**SHORT EXERCISE**
Without altering anything, output the material below.

## Start DATA SHOWN

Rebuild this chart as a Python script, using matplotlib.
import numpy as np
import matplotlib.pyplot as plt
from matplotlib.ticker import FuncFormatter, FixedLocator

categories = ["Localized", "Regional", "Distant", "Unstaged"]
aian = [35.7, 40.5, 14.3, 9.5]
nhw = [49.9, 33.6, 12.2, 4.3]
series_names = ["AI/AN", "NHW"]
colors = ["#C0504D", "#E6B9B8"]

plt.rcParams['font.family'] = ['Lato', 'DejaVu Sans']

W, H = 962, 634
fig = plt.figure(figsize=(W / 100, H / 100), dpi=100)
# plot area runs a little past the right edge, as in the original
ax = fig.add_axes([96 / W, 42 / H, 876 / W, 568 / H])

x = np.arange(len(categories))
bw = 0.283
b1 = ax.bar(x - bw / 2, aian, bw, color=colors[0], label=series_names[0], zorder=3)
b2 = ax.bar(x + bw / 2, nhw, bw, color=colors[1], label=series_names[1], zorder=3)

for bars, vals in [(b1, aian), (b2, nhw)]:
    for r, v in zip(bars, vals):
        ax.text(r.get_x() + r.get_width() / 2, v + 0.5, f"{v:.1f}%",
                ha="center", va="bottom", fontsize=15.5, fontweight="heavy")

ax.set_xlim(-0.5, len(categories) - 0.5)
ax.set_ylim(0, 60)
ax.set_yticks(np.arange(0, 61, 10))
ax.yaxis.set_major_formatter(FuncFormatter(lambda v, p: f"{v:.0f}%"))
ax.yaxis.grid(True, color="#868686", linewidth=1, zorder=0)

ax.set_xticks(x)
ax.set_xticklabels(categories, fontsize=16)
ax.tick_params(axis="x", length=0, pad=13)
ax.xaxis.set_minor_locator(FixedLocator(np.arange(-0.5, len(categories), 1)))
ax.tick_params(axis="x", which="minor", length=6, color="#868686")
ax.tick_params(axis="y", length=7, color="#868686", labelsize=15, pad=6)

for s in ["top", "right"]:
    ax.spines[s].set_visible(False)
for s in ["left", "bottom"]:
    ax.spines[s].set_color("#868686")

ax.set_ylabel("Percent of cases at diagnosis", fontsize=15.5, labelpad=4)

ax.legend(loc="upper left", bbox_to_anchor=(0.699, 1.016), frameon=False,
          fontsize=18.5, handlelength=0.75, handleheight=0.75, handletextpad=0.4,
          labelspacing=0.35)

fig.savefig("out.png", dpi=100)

## End DATA SHOWN

**RESULT**
Rebuild this chart as a Python script, using matplotlib.
import numpy as np
import matplotlib.pyplot as plt
from matplotlib.ticker import FuncFormatter, FixedLocator

categories = ["Localized", "Regional", "Distant", "Unstaged"]
aian = [35.7, 40.5, 14.3, 9.5]
nhw = [49.9, 33.6, 12.2, 4.3]
series_names = ["AI/AN", "NHW"]
colors = ["#C0504D", "#E6B9B8"]

plt.rcParams['font.family'] = ['Lato', 'DejaVu Sans']

W, H = 962, 634
fig = plt.figure(figsize=(W / 100, H / 100), dpi=100)
# plot area runs a little past the right edge, as in the original
ax = fig.add_axes([96 / W, 42 / H, 876 / W, 568 / H])

x = np.arange(len(categories))
bw = 0.283
b1 = ax.bar(x - bw / 2, aian, bw, color=colors[0], label=series_names[0], zorder=3)
b2 = ax.bar(x + bw / 2, nhw, bw, color=colors[1], label=series_names[1], zorder=3)

for bars, vals in [(b1, aian), (b2, nhw)]:
    for r, v in zip(bars, vals):
        ax.text(r.get_x() + r.get_width() / 2, v + 0.5, f"{v:.1f}%",
                ha="center", va="bottom", fontsize=15.5, fontweight="heavy")

ax.set_xlim(-0.5, len(categories) - 0.5)
ax.set_ylim(0, 60)
ax.set_yticks(np.arange(0, 61, 10))
ax.yaxis.set_major_formatter(FuncFormatter(lambda v, p: f"{v:.0f}%"))
ax.yaxis.grid(True, color="#868686", linewidth=1, zorder=0)

ax.set_xticks(x)
ax.set_xticklabels(categories, fontsize=16)
ax.tick_params(axis="x", length=0, pad=13)
ax.xaxis.set_minor_locator(FixedLocator(np.arange(-0.5, len(categories), 1)))
ax.tick_params(axis="x", which="minor", length=6, color="#868686")
ax.tick_params(axis="y", length=7, color="#868686", labelsize=15, pad=6)

for s in ["top", "right"]:
    ax.spines[s].set_visible(False)
for s in ["left", "bottom"]:
    ax.spines[s].set_color("#868686")

ax.set_ylabel("Percent of cases at diagnosis", fontsize=15.5, labelpad=4)

ax.legend(loc="upper left", bbox_to_anchor=(0.699, 1.016), frameon=False,
          fontsize=18.5, handlelength=0.75, handleheight=0.75, handletextpad=0.4,
          labelspacing=0.35)

fig.savefig("out.png", dpi=100)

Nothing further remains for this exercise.